Shifted Cartilage After Rhinoplasty and Dent in Nose

i had rhinoplasty 8 months ago and my PS said my cartilage shifted a little. He suggested Radisesse in my nose to fill in the dent. What are my options to fix the cartilage?

Doctor Answers 13

Radiesse vs. Graft

A cartilage graft is the best option for revising your problem. Prof. Dr. Enrique Pedro Gagliardi, MD  


Argentina Plastic Surgeon

Result after rhinoplasty

There is always some swelling following a rhinoplasty so it may be difficult tot determine what was swelling and what was shifting.In any case typically I find a cartilage grafts useful however if the shift is minimal nothing may be required or a small rasping of the dorsum may suffice.

Option to Improve Dent in Nose after Rhinoplasty

Jamiee,

Minor dents in the nose or bridge can happen have rhinoplasty. Treatment may include filling it with either cartilage graft, which requires surgery, or office injection. Non-surgical rhinoplasty via office injections with either Radiesse or hyaluronic acid filler can provide temporary improvement, lasting for several months or longer. These nasal injections, however, should never be put into the tip of the nose. Only after a comprehensive evaluation can a rhinoplasty surgeon help determine appropriate options for you . Best of luck.

Dr. Chaboki

 

 

Houtan Chaboki, MD
Washington DC Facial Plastic Surgeon
4.9 out of 5 stars 79 reviews

Post-Operative Cartilage Shifting

Radiesse is a reasonable temporary solution and can be used indefinitely if you are happy with the correction it affords. A definitve repair will necessitate re-operation with cartilage grafting or re-positioning of the existing nasal cartilage - depending upon the actual problem. This is not always a technically simple procedure but should involve less dissection and therefore a shorter recovery period. Best of luck  Dr Harrell

Dent in nose, cartilage shift after Rhinoplasty

Revision Rhinoplasty would be required to gain access to the shifted onlay cartilage graft.  Onlay grafts that are not sewn or glued into place can and do move.

Francis R. Palmer, III, MD
Beverly Hills Facial Plastic Surgeon
4.6 out of 5 stars 24 reviews

Shifted Cartilage After Rhinoplasty and Dent in Nose

Sometimes a soft tissue filler like Radiesse can be a good, long-lasting option but it depends on the location of the nose and the nature of the indentation.
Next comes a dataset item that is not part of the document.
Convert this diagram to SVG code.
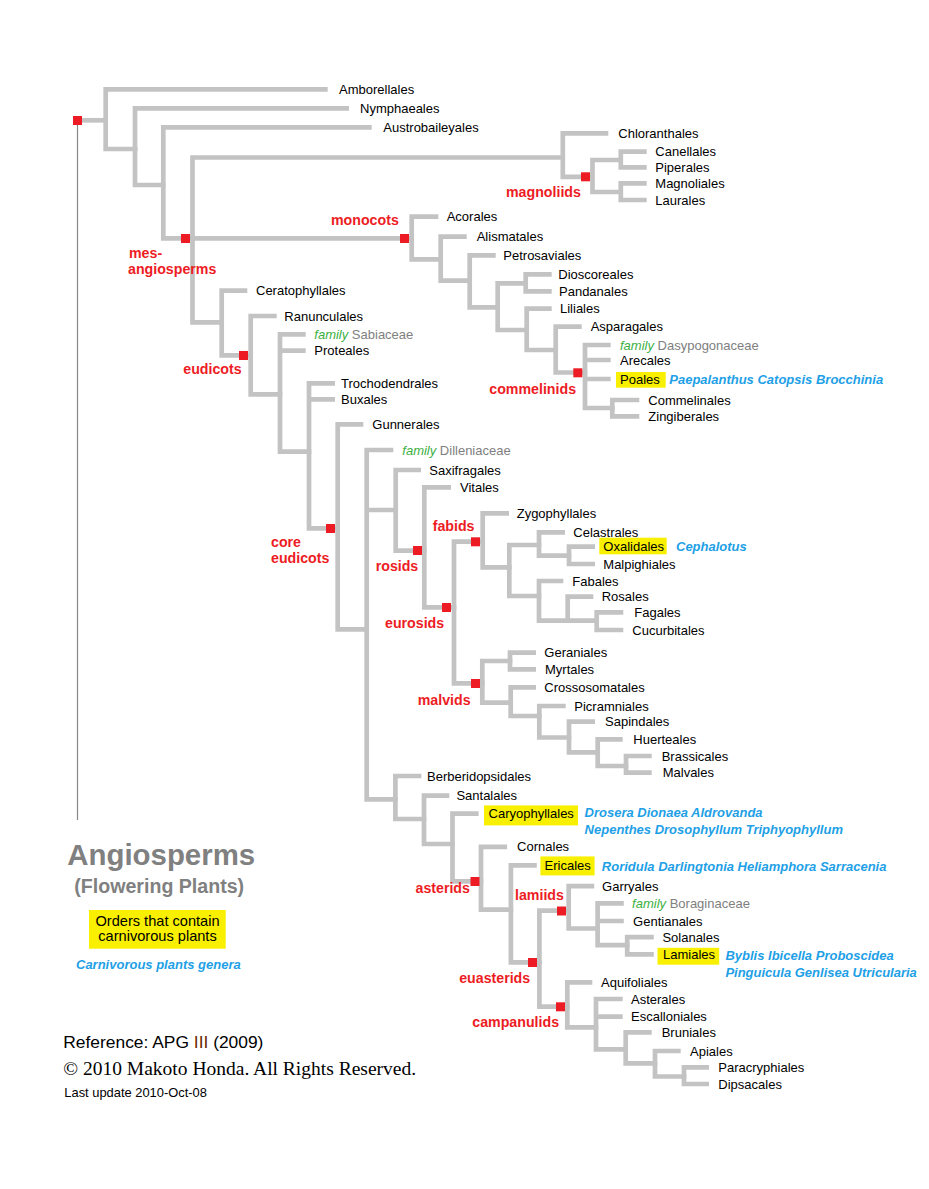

Cartilage grafts are probably the best and longest-lasting option because they can be shaped exactly to fit the indentation. You should wait at least one year after first-time surgery before making the correction to allow any further residual healing to take its course.

Anand D. Patel, MD
Brookfield Facial Plastic Surgeon
5.0 out of 5 stars 17 reviews

Dent in Nose after Rhinoplasty

You can either use the Radiesse or fix the dent permanently with a cartilage graft. If you choose to have cartilage grafts, wait another 4-6 months.

Richard W. Fleming, MD
Beverly Hills Facial Plastic Surgeon
4.9 out of 5 stars 38 reviews

Dent and rhinoplasty revision

A filler may be worth it for a small asymmetry and help avoid surgery, but it is not permanent.  You may need a cartilage graft of some sort for longer lasting results.

Steven Wallach, MD
New York Plastic Surgeon
4.1 out of 5 stars 24 reviews

Revision rhinoplasty for dent in nose

Fillers will only camouflage the problem and are a temporary solution which need to be repeated to maintain the effect. A small concavity ("dent") is often best treated with a graft. I'd wait a least a year from your surgery to allow complete healing and so that the final extent of the problem can be analyzed and corrected. Be patient, sometimes this is just the way the healing process occurs in rhinoplasty and small revisions are needed. That's why many consider it to be the most challenging of cosmetic procedures.

Michael L. Schwartz, MD
West Palm Beach Facial Plastic Surgeon
4.7 out of 5 stars 9 reviews

Rhinoplasty and shifted cartilage.

Fillers in the nose may seem like an attractive option for fixing irregularities after rhinoplasty. A very small asymmetry may worth be fixing with a filler, but this may not be a permanent solution. You may require multiple injections. For other than that, you may require surgery, although a filler may seem attractive it may not achieve your goal, and may make surgeryore difficult in the future. Michel Siegel, MD

Michel Siegel, MD
Houston Facial Plastic Surgeon
4.6 out of 5 stars 112 reviews

These answers are for educational purposes and should not be relied upon as a substitute for medical advice you may receive from your physician. If you have a medical emergency, please call 911. These answers do not constitute or initiate a patient/doctor relationship.